Prenons l'exemple classique du Trika : sur l'immuable Soi, paroi lumineuse et incolore, notre imagination projette ses fantasmes discontinus et impermanents ; les images passées ne sont déjà plus, les futures ne sont pas encore, seule l'image actuelle, celle de l'instant présent se montre réelle puisque efficiente. En cet instant on se lie, en cet instant on se libère. Il suffit donc de rester conscient de l'instant jaillissant pour percer à jour l'illusion déformatrice : simple erreur de perception due à la confusion propre au désir qui se penche vers le passé lors du regret, qui tend vers l'avenir pour le susciter, engendrant ainsi sans arrêt la durée par sa tension même. Le refus de se tenir à l'éternel présent forme donc la zone dite intermédiaire de l'illusion (maya). Cette zone n'a de sens que par rapport aux trois moments successifs que l'on décèle dans toute activité, mouvement ou perception : le premier instant ou pointe initiale (prathamakoti) réside dans la conscience du Je ou repos en soi-même. Il consiste par exemple en désir de voir. Mais aussitôt l'état intermédiaire le recouvre en troublant et brouillant de ses remous l'instant lucide de la conscience de soi. La pensée sous l'impulsion du désir fait défiler d'innombrables images. Puis l'instant final (aparakoti) forme le retour de cette activité au Je indéterminé. Mais celui-ci échappe à l'ignorant qui captivé par la zone intermédiaire, ne voit qu'elle. Ainsi les choses en leur spécificité ne constituent pas l'existence innée, elles n'ont d'existence que manifestées dans la Conscience et par elle. Par contre l'Inné, le Soi, telle la glace pure d'un miroir, reçoit les images sans en garder la moindre trace, sans en être altéré. Apparemment plein de choses, en fait, il ne contient rien.
Désir et alternative nous asservissent en nous ballottant de l'attachement à la répulsion, de l'exaltation à la dépression, et nous cachent l'univers réel. Pour leur échapper, il faut s'en tenir à l'essence et, en toute chose spécifique, rester attentif à la Conscience qui constitue son être véritable. Alors celui qui puise sa joie en une semblable contemplation s'apaise nécessairement, la conscience de soi se réveille en absorbant la houle de l'imagination ; réel et irréel, éternel et transitoire, impureté, illusion, et ce qui est pur dans le Soi : l'univers entier qui revêtait ces formes diverses apparaît glorieux dans le miroir de la Conscience dès qu'il se confond avec sa lumière.

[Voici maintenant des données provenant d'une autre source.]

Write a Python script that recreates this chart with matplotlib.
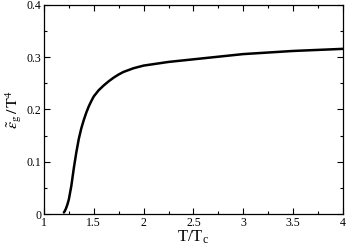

Cette gloire universelle qui irradie des énergies infiniment variées se rattache à la gloire du Soi car, tant qu'elle ne s'enracine pas dans la certitude de l'expérience intime, elle ne donne pas souveraineté sur l'univers.
Mais pour que la conscience devienne le clair miroir de l'univers, il importe qu'elle soit calme, pure, c'est-il-dire lisse et unie comme lui et que sa rugosité acquise fasse place à l'état d'équilibre (samata) afin que, au point de jonction des changements, on demeure aussi immobile qu'un miroir et comme lui sans attache ni répulsion. Quand la Conscience de soi surgit et recouvre sa nature originelle, le yogi participe à l'univers total dans lequel la diversité s'unifie ; il jouit alors d'omniscience et de souveraineté à l'instar du Seigneur.